Swansea, we find Luke on campus, a Brutalist wet dream. Luke is open about his hatred of the union with Britain.
“We’ve never got a good deal out of being part of the UK,” he says. “New Labour don’t care – they’re London taskmasters. People still vote Labour here because of Thatcher. I don’t want independence for the sake of it, but we can’t afford a government that’s not 100 per cent committed to Wales.”
Onward, the Kingsley Amis route, Swansea to Cambridge, to meet another author, Christiana Spens. Only 22, she has already published two books and is studying philosophy but doesn’t know what to make of politics any more.

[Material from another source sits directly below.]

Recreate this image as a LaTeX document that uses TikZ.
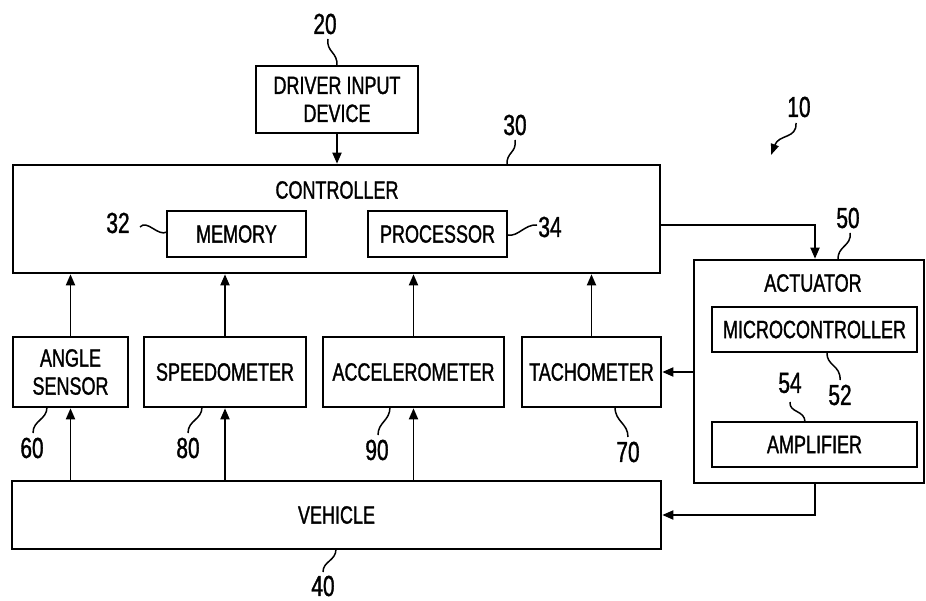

“I’m not enthusiastic,” she says. “I used to be, but after the anti-war marches I supported were ignored, I lost faith and started writing, which gives me a greater sense of justice. And there are lots of other creative people out there too, helping to make society more transparent.”
Perhaps she’s right, but I’ve still not found an answer to my question, and the finishing line is just around the corner, in the grounds of King’s College, where Jody McIntyre, 18, non-student, a journalist with cerebral palsy and just back from eight months writing in Gaza, is waiting.
“Palestine is the most important issue for me,” he explains. “But I feel strongly about this country, too. We have no democracy. On issues like Iraq, the two main parties are in agreement. Change will only happen through popular uprising. We might lead comfortable lives, but if that comes at the prices of others’ freedom then I want no part in it.”
Jody was visibly indignant – tears of anger down his cheeks. Moments later, we were kicked out of King’s for taking photos. But if there’s one thing I’ve learned on this trip, it’s that the popular front that Jody is hoping for doesn’t exist. Many are disillusioned, but few enraged. They just want to participate in a meaningful way that one singular election could never, ever solely provide. So will I vote? Probably not. Politics is the personal, and to me that means more than ticking a ballot sheet.